Landlord’s alternative grounds of opposition

[20]     For the landlord, Mr Riches submitted that the application should also be dismissed for other reasons namely:

1.    The lease properly construed imposes, in relation to the outgoings (as

well as rent), a “pay now argue later” regime.

2.    The underlying basis of the lessee’s cross-demand – the proposition that the nearby competing business amounts to a derogation of grant – is untenable.
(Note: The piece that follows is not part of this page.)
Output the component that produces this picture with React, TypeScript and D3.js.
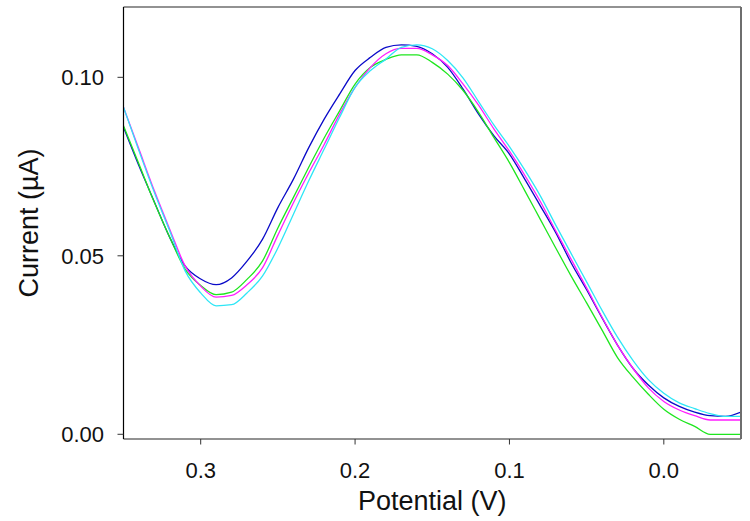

[21]     By reason of my conclusion that the application must be dismissed for other reasons  it  is  unnecessary that  I reach  any  conclusion  on  these  two  grounds  of opposition.  I deliberately refrain from doing so in relation to the second alternative given  that  that  issue  may  fall  for  determination  in  the  arbitration.    The  first alternative (“pay now argue later”) is one which I recognise as having force.  Given, however, that the relationship between relevant clauses of the lease is not straight- forward, I also refrain from expressing a concluded view as to the correct construction.

Outcome

[22]     The application falls to be dismissed.   Counsel accepted that costs would follow the event on a 2B basis, which I view as appropriate.  There will be the usual direction extending time for payment of the demand.

Order

[23]     I order:

1.    The application is dismissed.

2.    The applicant is to pay the respondent’s costs on a 2B basis together with disbursements to be fixed by the Registrar.

3.    The time for the applicant to make payment upon the statutory demand is extended to Friday, 10 May 2013, and failing payment by that date the respondents  will  be  entitled  to  file  an  application  for  an  order  of

liquidation.

Associate Judge Osborne

Solicitors:

MDS Law (M S Tutty), PO Box 185, Christchurch. Email: [email protected]
Counsel – K W Clay. Email: [email protected]

Saunders & Co, Christchurch. Email: [email protected]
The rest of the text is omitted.